What is needed: Count every line below in which "with" occurs, then give only the count.

————

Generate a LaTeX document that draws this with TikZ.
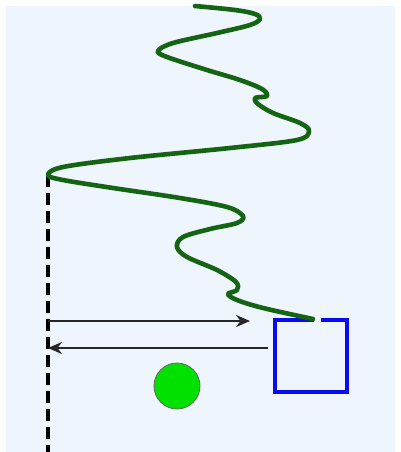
\documentclass[tikz,border=0pt]{standalone}
\usepackage{xcolor}
\usepackage{tikz}
\usetikzlibrary{arrows.meta}
\definecolor{bgcol}{RGB}{238,245,253}
\definecolor{wavecol}{RGB}{20,100,20}
\definecolor{boxcol}{RGB}{10,10,240}
\definecolor{ballcol}{RGB}{0,225,0}

\begin{document}
\begin{tikzpicture}[x=0.5pt, y=-0.5pt,
    boxsq/.style={draw=boxcol, line width=2pt, minimum size=36pt, inner sep=0pt},
    ball/.style={circle, fill=ballcol, draw=black!60, thin, minimum size=23pt, inner sep=0pt},
    ray/.style={black!85, line width=1pt, -{Stealth[length=7pt, width=6pt]}}]

    %% Frame
    \useasboundingbox (0,0) rectangle (401,452);
    \fill[white] (0,0) rectangle (401,452);
    \fill[bgcol] (6,6) rectangle (395,452);

    %% Mirror line (dashed)
    \coordinate (top) at (48,175);
    \coordinate (bottom) at (48,452);
    \draw[black, line width=1.9pt, dash pattern=on 6pt off 3pt] (top) -- (bottom);

    %% Box, with a gap where the wave comes in
    \node[boxsq] (box) at (311,355.5) {};
    \fill[bgcol] (314,314) rectangle (321,322);

    %% Wave
    \draw[wavecol, line width=2.3pt, line cap=round, line join=round]
      plot[smooth, tension=0.55] coordinates {
        (195,6) (235,10) (255,14) (260,19) (250,25) (217,33) (173,43)
        (158,51) (167,57) (207,70) (240,80) (262,89) (267,96) (255,98)
        (258,104) (273,113) (300,123) (309,131) (297,140) (230,148)
        (130,158) (63,167) (48,175) (63,180) (113,188) (180,198)
        (227,207) (243,216) (237,223) (210,229) (183,237) (177,247)
        (187,257) (217,270) (236,282) (237,290) (228,294) (237,300)
        (263,308) (313,319)};

    %% Rays
    \coordinate (out) at (48,321);
    \coordinate (hit) at (250,321);
    \coordinate (back) at (268,348);
    \coordinate (foot) at (48,348);
    \draw[ray] (out) -- (hit);
    \draw[ray] (back) -- (foot);

    %% Ball
    \node[ball] (ball) at (177,386) {};

  \end{tikzpicture}
\end{document}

————

Correct output: 2